Cincinnati, Syracuse face must wins

Cincinnati did not exactly inspire much confidence in its ability to win without Zach Collaros last week.

The Bearcats turned in their worst offensive performance of the season behind Munchie Legaux, but it was a complete breakdown among everybody on offense and defense that doomed them in a 20-3 loss to Rutgers. Receivers dropped passes. The offensive line did not block well. Legaux had passes batted down at the line. The defense gave up over 200 yards on the ground, its worst performance of the season.

That might have been a product of being on the field for too long, but Cincinnati was unable to come up with critical stops on third down when it was needed. After starting league play 3-0 and in control of the Big East, Cincinnati has lost two straight and must win out to clinch at least a share of the conference title.

That quest begins Saturday against Syracuse, a team that also is feeling a bit of desperation as well. The Orange have lost three straight after starting the season 5-2, and need to win one of their final two games to become bowl eligible for a second straight season.

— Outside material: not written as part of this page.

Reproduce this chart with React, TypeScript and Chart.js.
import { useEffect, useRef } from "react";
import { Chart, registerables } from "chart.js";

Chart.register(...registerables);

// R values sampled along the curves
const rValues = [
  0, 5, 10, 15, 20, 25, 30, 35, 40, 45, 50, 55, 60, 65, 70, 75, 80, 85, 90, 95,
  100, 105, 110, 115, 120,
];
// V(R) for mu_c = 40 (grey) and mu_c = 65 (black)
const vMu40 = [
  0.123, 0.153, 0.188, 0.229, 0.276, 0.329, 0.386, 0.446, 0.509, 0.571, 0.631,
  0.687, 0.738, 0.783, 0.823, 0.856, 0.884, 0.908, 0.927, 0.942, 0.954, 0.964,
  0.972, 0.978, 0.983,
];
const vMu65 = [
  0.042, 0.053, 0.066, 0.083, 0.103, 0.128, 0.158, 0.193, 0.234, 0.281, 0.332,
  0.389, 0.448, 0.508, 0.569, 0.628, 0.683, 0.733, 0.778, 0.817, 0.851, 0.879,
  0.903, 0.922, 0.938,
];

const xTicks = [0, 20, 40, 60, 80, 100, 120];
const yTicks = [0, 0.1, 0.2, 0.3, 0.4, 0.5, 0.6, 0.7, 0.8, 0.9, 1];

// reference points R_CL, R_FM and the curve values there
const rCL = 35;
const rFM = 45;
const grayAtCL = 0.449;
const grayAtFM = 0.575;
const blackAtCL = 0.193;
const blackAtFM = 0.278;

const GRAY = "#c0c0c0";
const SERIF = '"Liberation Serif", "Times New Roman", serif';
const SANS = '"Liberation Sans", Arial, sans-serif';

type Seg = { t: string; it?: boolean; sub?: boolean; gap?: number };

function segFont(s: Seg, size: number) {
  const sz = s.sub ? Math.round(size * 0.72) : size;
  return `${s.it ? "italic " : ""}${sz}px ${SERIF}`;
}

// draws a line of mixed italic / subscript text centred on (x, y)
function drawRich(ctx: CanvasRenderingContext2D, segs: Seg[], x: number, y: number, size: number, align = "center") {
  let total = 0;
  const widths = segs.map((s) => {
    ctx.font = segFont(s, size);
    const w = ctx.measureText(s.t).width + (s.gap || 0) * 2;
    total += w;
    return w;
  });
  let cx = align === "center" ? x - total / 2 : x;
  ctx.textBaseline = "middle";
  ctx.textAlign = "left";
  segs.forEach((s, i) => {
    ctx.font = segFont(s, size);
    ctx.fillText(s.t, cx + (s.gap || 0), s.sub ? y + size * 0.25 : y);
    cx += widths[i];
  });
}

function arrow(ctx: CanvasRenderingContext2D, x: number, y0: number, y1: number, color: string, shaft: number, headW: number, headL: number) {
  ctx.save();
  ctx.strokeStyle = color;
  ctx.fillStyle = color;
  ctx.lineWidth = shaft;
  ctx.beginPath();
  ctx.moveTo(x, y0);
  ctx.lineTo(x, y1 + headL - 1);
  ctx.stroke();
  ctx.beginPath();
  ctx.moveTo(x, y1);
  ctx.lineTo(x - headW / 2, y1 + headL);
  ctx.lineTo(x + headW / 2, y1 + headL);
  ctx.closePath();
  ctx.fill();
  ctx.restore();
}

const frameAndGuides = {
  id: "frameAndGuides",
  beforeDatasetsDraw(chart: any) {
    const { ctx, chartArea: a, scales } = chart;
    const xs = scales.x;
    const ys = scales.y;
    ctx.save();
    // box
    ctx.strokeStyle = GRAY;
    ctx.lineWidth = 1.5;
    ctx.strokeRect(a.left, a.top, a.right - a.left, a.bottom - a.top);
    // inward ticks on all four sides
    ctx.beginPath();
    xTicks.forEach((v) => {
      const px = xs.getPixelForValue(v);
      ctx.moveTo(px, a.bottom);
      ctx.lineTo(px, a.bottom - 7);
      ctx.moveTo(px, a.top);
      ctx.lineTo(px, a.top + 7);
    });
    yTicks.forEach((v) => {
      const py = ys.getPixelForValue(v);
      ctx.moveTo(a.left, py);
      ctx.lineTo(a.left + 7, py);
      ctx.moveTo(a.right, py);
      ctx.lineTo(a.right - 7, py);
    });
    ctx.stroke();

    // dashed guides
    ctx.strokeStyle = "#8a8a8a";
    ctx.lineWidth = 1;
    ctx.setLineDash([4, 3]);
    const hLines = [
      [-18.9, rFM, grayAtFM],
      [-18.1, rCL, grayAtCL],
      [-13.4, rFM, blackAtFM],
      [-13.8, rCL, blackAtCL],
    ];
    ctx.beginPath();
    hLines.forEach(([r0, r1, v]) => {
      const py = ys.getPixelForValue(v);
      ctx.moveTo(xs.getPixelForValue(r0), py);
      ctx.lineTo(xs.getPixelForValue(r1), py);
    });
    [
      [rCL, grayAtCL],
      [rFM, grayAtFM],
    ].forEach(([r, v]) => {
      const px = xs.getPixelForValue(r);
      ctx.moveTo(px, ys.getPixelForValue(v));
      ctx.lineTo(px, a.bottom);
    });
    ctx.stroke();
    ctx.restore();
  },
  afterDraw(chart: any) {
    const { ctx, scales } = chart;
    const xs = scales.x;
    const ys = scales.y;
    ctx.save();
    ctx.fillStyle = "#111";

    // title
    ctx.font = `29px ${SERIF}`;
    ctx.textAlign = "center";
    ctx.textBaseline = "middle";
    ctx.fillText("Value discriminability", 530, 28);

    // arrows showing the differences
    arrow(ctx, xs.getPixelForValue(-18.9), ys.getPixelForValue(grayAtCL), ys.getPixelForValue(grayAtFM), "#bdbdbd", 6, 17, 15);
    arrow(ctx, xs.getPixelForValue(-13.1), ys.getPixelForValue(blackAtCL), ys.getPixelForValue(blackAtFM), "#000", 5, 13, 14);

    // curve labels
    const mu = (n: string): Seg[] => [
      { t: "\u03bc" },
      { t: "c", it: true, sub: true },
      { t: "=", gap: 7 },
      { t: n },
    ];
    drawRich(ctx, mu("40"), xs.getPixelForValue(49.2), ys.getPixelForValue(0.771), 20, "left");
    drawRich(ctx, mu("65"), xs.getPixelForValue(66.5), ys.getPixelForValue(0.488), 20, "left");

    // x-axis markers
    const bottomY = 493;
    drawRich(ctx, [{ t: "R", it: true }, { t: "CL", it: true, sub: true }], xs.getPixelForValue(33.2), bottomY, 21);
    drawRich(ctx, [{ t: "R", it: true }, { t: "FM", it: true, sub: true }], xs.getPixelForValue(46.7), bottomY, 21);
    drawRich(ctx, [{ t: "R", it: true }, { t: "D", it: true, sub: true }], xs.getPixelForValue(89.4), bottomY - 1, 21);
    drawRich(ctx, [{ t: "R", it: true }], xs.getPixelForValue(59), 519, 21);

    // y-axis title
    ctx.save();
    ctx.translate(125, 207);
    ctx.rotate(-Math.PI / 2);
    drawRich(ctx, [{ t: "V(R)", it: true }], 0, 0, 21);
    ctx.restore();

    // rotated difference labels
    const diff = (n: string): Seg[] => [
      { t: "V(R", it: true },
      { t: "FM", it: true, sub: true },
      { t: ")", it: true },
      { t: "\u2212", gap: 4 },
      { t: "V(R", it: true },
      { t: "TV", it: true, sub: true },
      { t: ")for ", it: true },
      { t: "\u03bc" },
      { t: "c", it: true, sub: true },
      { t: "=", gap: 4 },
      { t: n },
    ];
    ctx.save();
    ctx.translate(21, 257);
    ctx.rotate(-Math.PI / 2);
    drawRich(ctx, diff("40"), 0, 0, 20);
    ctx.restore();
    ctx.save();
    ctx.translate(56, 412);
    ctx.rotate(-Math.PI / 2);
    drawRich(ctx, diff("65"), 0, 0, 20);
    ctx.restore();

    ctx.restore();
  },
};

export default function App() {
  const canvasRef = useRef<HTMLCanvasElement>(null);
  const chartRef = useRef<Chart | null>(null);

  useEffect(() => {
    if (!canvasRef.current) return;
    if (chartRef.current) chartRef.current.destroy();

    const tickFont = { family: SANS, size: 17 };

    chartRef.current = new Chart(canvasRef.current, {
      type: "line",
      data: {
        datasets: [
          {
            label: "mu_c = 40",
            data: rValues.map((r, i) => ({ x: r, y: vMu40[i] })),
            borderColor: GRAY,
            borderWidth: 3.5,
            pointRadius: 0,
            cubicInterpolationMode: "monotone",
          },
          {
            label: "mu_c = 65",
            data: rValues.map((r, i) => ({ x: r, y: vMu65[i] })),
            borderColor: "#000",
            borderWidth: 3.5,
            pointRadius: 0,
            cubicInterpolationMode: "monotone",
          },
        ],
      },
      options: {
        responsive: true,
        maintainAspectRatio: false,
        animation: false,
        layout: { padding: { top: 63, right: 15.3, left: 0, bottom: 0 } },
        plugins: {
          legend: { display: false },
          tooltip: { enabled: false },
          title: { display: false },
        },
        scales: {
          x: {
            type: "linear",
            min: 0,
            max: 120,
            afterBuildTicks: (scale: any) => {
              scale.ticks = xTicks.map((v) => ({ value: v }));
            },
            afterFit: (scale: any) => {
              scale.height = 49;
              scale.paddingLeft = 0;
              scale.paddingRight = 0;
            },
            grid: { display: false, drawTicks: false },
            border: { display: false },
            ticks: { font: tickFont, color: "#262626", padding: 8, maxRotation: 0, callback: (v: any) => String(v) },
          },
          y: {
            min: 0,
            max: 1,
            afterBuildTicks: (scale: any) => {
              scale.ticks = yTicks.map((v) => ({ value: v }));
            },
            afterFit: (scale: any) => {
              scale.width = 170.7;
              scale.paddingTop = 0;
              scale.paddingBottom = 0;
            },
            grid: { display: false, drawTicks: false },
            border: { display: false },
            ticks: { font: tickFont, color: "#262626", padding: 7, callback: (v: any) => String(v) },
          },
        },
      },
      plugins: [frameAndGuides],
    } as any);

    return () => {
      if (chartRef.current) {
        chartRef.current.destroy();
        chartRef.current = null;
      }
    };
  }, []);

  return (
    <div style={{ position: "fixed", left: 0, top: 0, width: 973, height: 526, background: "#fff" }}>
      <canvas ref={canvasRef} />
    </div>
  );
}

"Overall, we didn't play winning football," Cincinnati coach Butch Jones said. "We didn't make the plays we needed to make. We're moving on, and the exciting thing is we still control our destiny in terms of winning a championship. That's our focus and having to go to Syracuse and play is going to be a tremendous challenge."

Jones spoke a lot about not being able to win first down against Rutgers. Only twice in 17 opportunities did Cincinnati gain 4 yards or more on first down. Three critical drops happened on first down. Cincinnati also was minus-2 in turnover margin, making mistakes that it avoided during its 7-1 start.

Collaros was not only a senior leader, but a veteran starter who had complete command of the offense. Legaux, a sophomore, was making his first career start. So imagine being the backup, tossed into that position with a conference championship on the line.

"It's so hard to really simulate game speed repetitions. You talk about a difficult task," Jones said. "Going against the No. 1 defense in the Big East conference, he saw more blitz looks and pressure looks in one game than we had all season. That's no excuse because everything in our program is based on productivity but again I didn't think he received much help from everyone else around him. Our players understand that."

Syracuse goes into the game off a much-needed bye, in which coach Doug Marrone worked his first-team offense against his first-team defense to help both units get back on track. During this three-game losing streak, the Orange have not been able to do much of anything on offense. Syracuse has averaged 16 points in those three games and averaged just 94 yards on the ground.

The defense has not gotten consistent pressure up front, either.

"I have been coming out here every week saying that we practiced well, but we haven't been able to execute at the level that we needed to, to win football games," Marrone said. "If anything as those three games have gone on, we have progressively gotten worse, in those situations.

"Therefore I thought for myself as a coach, and our coaches and players, we had a false sense of security, of how we were playing, because our effort level was high. I wanted to get to more of a first team offense, first team defense, and going against each other to have a better sense of the level of practice and the level of windows for throws and coverage. I didn't want to have a false sense of security again with this football team."

Syracuse has not played in consecutive bowl games since 1998 and 1999, so there is much to be gained Saturday and next week at Pitt for this program to continue its rise.

"It's very important to go to a bowl game," Marrone said. "There are a lot of accomplishments in that, as far as what we've done as a program. And it's very important to have a winning record. There's a lot on the line for us."